Music director Nir Kabaretti will conduct. This month’s guest artist is the multitalented Jeffrey Kahane, here in his capacity as piano virtuoso — one might almost say piano hero.

The program includes Paul Hindemith’s Concert Music for Strings and Brass, Opus 50, Joseph Schwantner’s Chasing Light … and Sergei Rachmaninov’s Concerto No. 3 in D Minor for Piano and Orchestra, Opus 30, with Kahane as soloist.

Hindemith’s Concert Music was written in 1930-31 for the 50th anniversary of the Boston Symphony Orchestra, which under the baton of that great benefactor of music, Sergei Koussevitzky, premiered the work on April 3, 1931. It is a jaunty, ebullient work, often reminiscent of Carl Nielsen, but unmistakably by the same man who wrote Mathis der Maler.

In 1979, Schwantner’s symphonic piece, Aftertones of Infinity, received the Pulitzer Prize.

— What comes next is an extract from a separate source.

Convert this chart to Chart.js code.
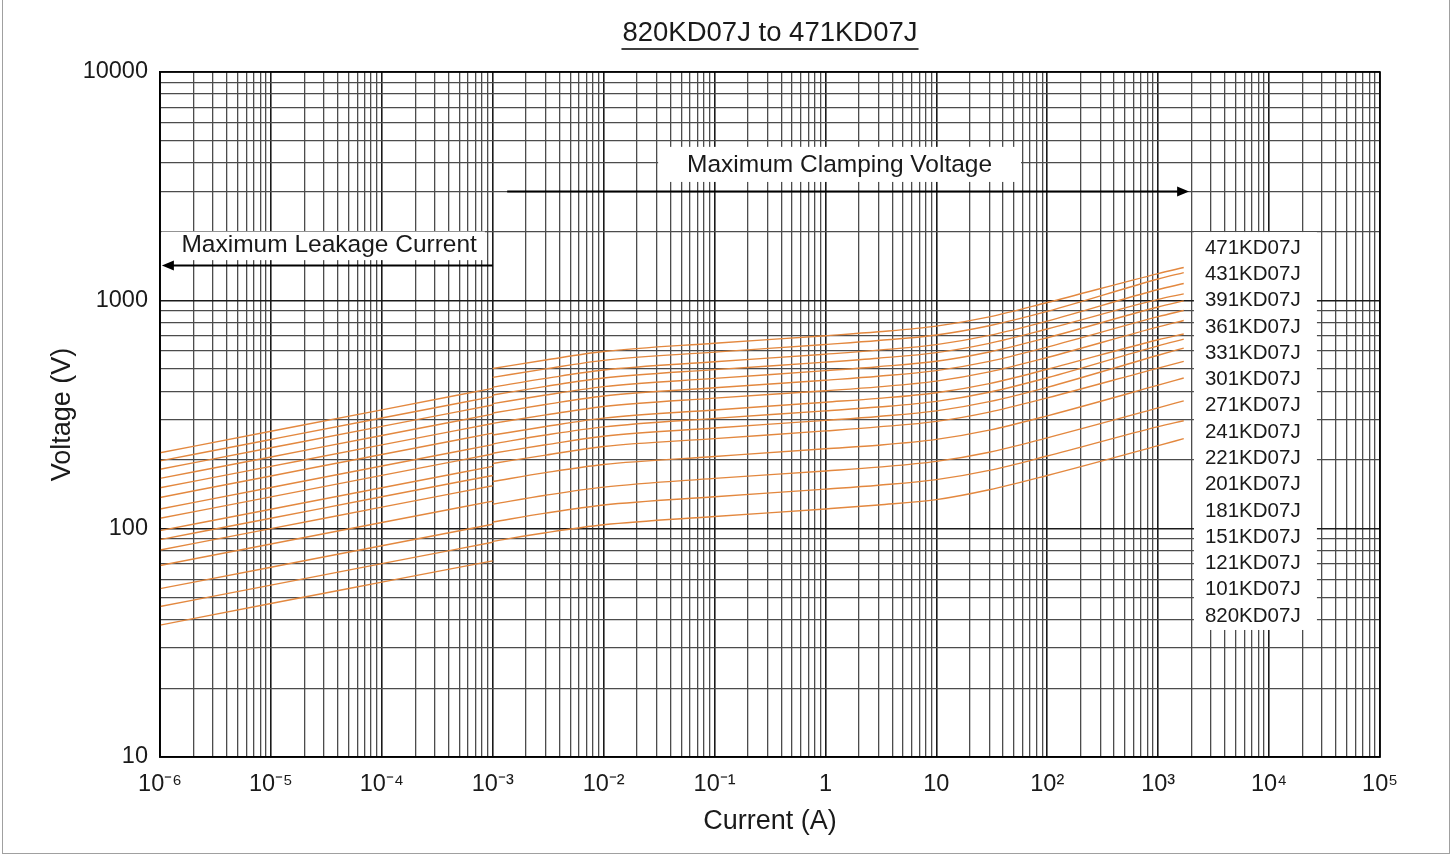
<!DOCTYPE html>
<html><head><meta charset="utf-8">
<script src="https://cdn.jsdelivr.net/npm/chart.js@4.4.1/dist/chart.umd.min.js"></script>
<style>
html,body{margin:0;padding:0;background:#fff;}
#wrap{position:relative;width:1452px;height:856px;}
canvas{display:block;}
</style></head><body>
<div id="wrap"><canvas id="c"></canvas></div>
<script>
// ---------- data ----------
const chartTitle = '820KD07J to 471KD07J';
const seriesNames = ['820KD07J','101KD07J','121KD07J','151KD07J','181KD07J','201KD07J','221KD07J','241KD07J','271KD07J','301KD07J','331KD07J','361KD07J','391KD07J','431KD07J','471KD07J'];
const leakCurrent  = [1e-6, 1e-5, 1e-4, 1e-3];
const clampCurrent = [1e-3, 3e-3, 1e-2, 1e-1, 1, 3, 10, 30, 100, 1000, 1700];

const leak820 = [37.8, 47.0, 58.3, 72.3];
const leak101 = [45.6, 56.6, 70.3, 87.2];
const leak121 = [54.6, 67.8, 84.2, 104.5];
const leak151 = [69, 85.7, 106.4, 132];
const leak181 = [80.6, 100, 124.3, 154.2];
const leak201 = [89.5, 111.1, 138, 171];
const leak221 = [98, 121.7, 151.1, 187.5];
const leak241 = [111, 137.8, 171.2, 212.3];
const leak271 = [122, 151.5, 188.1, 233.4];
const leak301 = [137, 170.1, 211.3, 262];
const leak331 = [151, 187.5, 232.8, 288.9];
const leak361 = [166, 206.1, 256, 317.5];
const leak391 = [182, 226, 280.6, 348.2];
const leak431 = [198, 245.9, 305.3, 378.8];
const leak471 = [215, 267, 331.5, 411.3];

const clamp820 = [88, 96, 104, 113, 122, 127, 134, 148, 171, 231, 248];
const clamp101 = [107, 117, 127, 138, 149, 155, 164, 180, 208, 280, 297];
const clamp121 = [128, 140, 152, 166, 179, 186, 197, 216, 250, 338, 363];
const clamp151 = [161, 176, 191, 207, 224, 232, 246, 270, 312, 425, 457];
const clamp181 = [193, 210, 229, 248, 268, 279, 295, 324, 374, 505, 540];
const clamp201 = [214, 233, 254, 276, 298, 310, 328, 360, 416, 575, 618];
const clamp221 = [235, 257, 279, 304, 328, 341, 361, 396, 458, 632, 676];
const clamp241 = [257, 280, 305, 331, 358, 372, 394, 432, 499, 672, 712];
const clamp271 = [289, 315, 343, 373, 402, 418, 443, 486, 562, 765, 816];
const clamp301 = [321, 350, 381, 414, 447, 465, 492, 540, 624, 848, 903];
const clamp331 = [353, 385, 419, 455, 492, 512, 541, 594, 686, 935, 994];
const clamp361 = [385, 420, 457, 497, 536, 558, 590, 648, 749, 1010, 1067];
const clamp391 = [417, 455, 495, 538, 581, 605, 640, 702, 811, 1115, 1185];
const clamp431 = [460, 501, 546, 593, 641, 667, 705, 774, 894, 1240, 1323];
const clamp471 = [503, 548, 597, 649, 700, 728, 771, 846, 978, 1310, 1392];

const leakSeries  = [leak820, leak101, leak121, leak151, leak181, leak201, leak221, leak241, leak271, leak301, leak331, leak361, leak391, leak431, leak471];
const clampSeries = [clamp820, clamp101, clamp121, clamp151, clamp181, clamp201, clamp221, clamp241, clamp271, clamp301, clamp331, clamp361, clamp391, clamp431, clamp471];

const xDecades = [1e-6, 1e-5, 1e-4, 1e-3, 1e-2, 1e-1, 1, 10, 100, 1000, 1e4, 1e5];
const xTickLabels = ['10\u207B\u2076','10\u207B\u2075','10\u207B\u2074','10\u207B\u00B3','10\u207B\u00B2','10\u207B\u00B9','1','10','10\u00B2','10\u00B3','10\u2074','10\u2075'];
const yDecades = [10, 100, 1000, 10000];
const yTickLabels = ['10', '100', '1000', '10000'];
const xTitle = 'Current (A)';
const yTitle = 'Voltage (V)';
const clampNote = 'Maximum Clamping Voltage';
const leakNote = 'Maximum Leakage Current';

// ---------- build ----------
const FONT = '"Liberation Sans", Arial, Helvetica, sans-serif';
const LINE = '#E3883F';
Chart.defaults.font.family = FONT;
Chart.defaults.color = '#1a1a1a';

function logGrid(decades){
  const out = [];
  for (let i = 0; i < decades.length - 1; i++) {
    for (let m = 1; m <= 9; m++) out.push(parseFloat((m * decades[i]).toPrecision(4)));
  }
  out.push(decades[decades.length - 1]);
  return out;
}
const xGrid = logGrid(xDecades);
const yGrid = logGrid(yDecades);
function isDecade(v){ const l = Math.log10(v); return Math.abs(l - Math.round(l)) < 1e-7; }

const datasets = [];
seriesNames.forEach((name, i) => {
  datasets.push({
    label: name + ' leakage',
    data: leakCurrent.map((x, j) => ({x, y: leakSeries[i][j]})),
    borderColor: LINE, borderWidth: 1.4, pointRadius: 0, fill: false,
    cubicInterpolationMode: 'monotone'
  });
  datasets.push({
    label: name + ' clamping',
    data: clampCurrent.map((x, j) => ({x, y: clampSeries[i][j]})),
    borderColor: LINE, borderWidth: 1.4, pointRadius: 0, fill: false,
    cubicInterpolationMode: 'monotone'
  });
});

function arrow(ctx, x1, y, x2){
  const dir = Math.sign(x2 - x1);
  ctx.save();
  ctx.strokeStyle = '#000'; ctx.fillStyle = '#000'; ctx.lineWidth = 2;
  ctx.beginPath(); ctx.moveTo(x1, y); ctx.lineTo(x2 - dir * 10, y); ctx.stroke();
  ctx.beginPath(); ctx.moveTo(x2, y); ctx.lineTo(x2 - dir * 12, y - 5); ctx.lineTo(x2 - dir * 12, y + 5); ctx.closePath(); ctx.fill();
  ctx.restore();
}

const decor = {
  id: 'decor',
  afterDatasetsDraw(chart){
    const {ctx, chartArea: ca, scales: {x, y}} = chart;
    ctx.save();
    // plot frame
    ctx.strokeStyle = '#000'; ctx.lineWidth = 1.6;
    ctx.strokeRect(ca.left, ca.top, ca.right - ca.left, ca.bottom - ca.top);

    // clamping note
    let bx1 = x.getPixelForValue(0.031), bx2 = x.getPixelForValue(58);
    let by1 = y.getPixelForValue(4700), by2 = y.getPixelForValue(3300);
    ctx.fillStyle = '#fff'; ctx.fillRect(bx1, by1, bx2 - bx1, by2 - by1);
    ctx.fillStyle = '#1a1a1a'; ctx.font = '24.5px ' + FONT;
    ctx.textAlign = 'center'; ctx.textBaseline = 'middle';
    ctx.fillText(clampNote, (bx1 + bx2) / 2, (by1 + by2) / 2 + 1);
    arrow(ctx, x.getPixelForValue(1.35e-3), y.getPixelForValue(3000), x.getPixelForValue(1900));

    // leakage note
    bx1 = x.getPixelForValue(1.03e-6); bx2 = x.getPixelForValue(8.5e-4);
    by1 = y.getPixelForValue(2000); by2 = y.getPixelForValue(1500);
    ctx.fillStyle = '#fff'; ctx.fillRect(bx1, by1, bx2 - bx1, by2 - by1);
    ctx.fillStyle = '#1a1a1a';
    ctx.fillText(leakNote, (bx1 + bx2) / 2 + 6, (by1 + by2) / 2 - 1);
    arrow(ctx, x.getPixelForValue(1e-3), y.getPixelForValue(1420), x.getPixelForValue(1.04e-6));

    // series labels
    bx1 = x.getPixelForValue(2100); bx2 = x.getPixelForValue(27000);
    by1 = y.getPixelForValue(1990); by2 = y.getPixelForValue(36);
    ctx.fillStyle = '#fff'; ctx.fillRect(bx1, by1, bx2 - bx1, by2 - by1);
    ctx.fillStyle = '#1a1a1a'; ctx.font = '20.5px ' + FONT; ctx.textAlign = 'left';
    const step = (by2 - by1 - 30) / (seriesNames.length - 1);
    for (let i = 0; i < seriesNames.length; i++) {
      const name = seriesNames[seriesNames.length - 1 - i];
      ctx.fillText(name, bx1 + 11, by1 + 16 + i * step);
    }

    // title
    const cx = (ca.left + ca.right) / 2;
    ctx.font = '27.5px ' + FONT; ctx.textAlign = 'center'; ctx.textBaseline = 'middle';
    ctx.fillText(chartTitle, cx, 33);
    const w = ctx.measureText(chartTitle).width;
    ctx.strokeStyle = '#000'; ctx.lineWidth = 1.5;
    ctx.beginPath(); ctx.moveTo(cx - w / 2 - 1, 49); ctx.lineTo(cx + w / 2 + 1, 49); ctx.stroke();

    // outer frame
    ctx.strokeStyle = '#a0a0a0'; ctx.lineWidth = 1;
    ctx.strokeRect(2.5, -1, chart.width - 5, chart.height - 1.5);
    ctx.restore();
  }
};

function gridColor(c){ return isDecade(c.tick ? c.tick.value : 1) ? '#1a1a1a' : '#4c4c4c'; }
function gridWidth(c){ return isDecade(c.tick ? c.tick.value : 1) ? 1.6 : 1.3; }

new Chart(document.getElementById('c'), {
  type: 'line',
  data: { datasets },
  plugins: [decor],
  options: {
    responsive: true, maintainAspectRatio: false, animation: false,
    layout: { padding: { left: 42, right: 72, top: 72, bottom: 14 } },
    plugins: { legend: { display: false }, tooltip: { enabled: false }, title: { display: false } },
    scales: {
      x: {
        type: 'logarithmic', min: 1e-6, max: 1e5,
        afterBuildTicks: s => { s.ticks = xGrid.map(v => ({value: v})); },
        afterFit: s => { s.height = 85; },
        ticks: {
          autoSkip: false, maxRotation: 0, padding: 13,
          font: { size: 23.5 }, color: '#1a1a1a',
          callback: v => { const k = xDecades.findIndex(d => Math.abs(Math.log10(d) - Math.log10(v)) < 1e-7); return k >= 0 ? xTickLabels[k] : ''; }
        },
        grid: { drawTicks: false, color: gridColor, lineWidth: gridWidth },
        border: { display: true, color: '#000', width: 1.6 },
        title: { display: true, text: xTitle, font: { size: 27 }, color: '#1a1a1a', padding: { top: 2, bottom: 4 } }
      },
      y: {
        type: 'logarithmic', min: 10, max: 10000,
        afterBuildTicks: s => { s.ticks = yGrid.map(v => ({value: v})); },
        afterFit: s => { s.width = 118; },
        ticks: {
          autoSkip: false, padding: 12, font: { size: 23.5 }, color: '#1a1a1a',
          callback: v => { const k = yDecades.findIndex(d => Math.abs(Math.log10(d) - Math.log10(v)) < 1e-7); return k >= 0 ? yTickLabels[k] : ''; }
        },
        grid: { drawTicks: false, color: gridColor, lineWidth: gridWidth },
        border: { display: true, color: '#000', width: 1.6 },
        title: { display: true, text: yTitle, font: { size: 27 }, color: '#1a1a1a', padding: { top: 4, bottom: 4 } }
      }
    }
  }
});
</script>
</body></html>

Since then, Schwantner — who was born (1943) and raised in Chicago, and educated there or nearby (Northwestern) — has enjoyed the kind of prestige usually reserved for European composers. Chasing Light … premiered in 2008, to great critical and popular enthusiasm.

“Rachmaninov” is such a lovely name, rolling so grandly off the tongue, and his Third Piano Concerto is such a majestic and noble work — why anyone would use the harsh and vulgar diminutive “Rach 3” (pronounced “rack”) is beyond me. It makes it sound like a kind of submachine gun. I have been around musicians all my life and have been listening to the Third Piano Concerto since I was a child, and I never heard anyone refer to the work as the “Rach 3” until the 1996 film Shine.

In any case, every chance to hear the work played live is a privilege, and never more so than when the soloist is an artist of Kahane’s stature, the conductor a man of Maestro Kabaretti’s insight and sympathy. The concerto has a special relationship with America, since Rachmaninov wrote it, in 1909, to play for that year’s tour of the United States.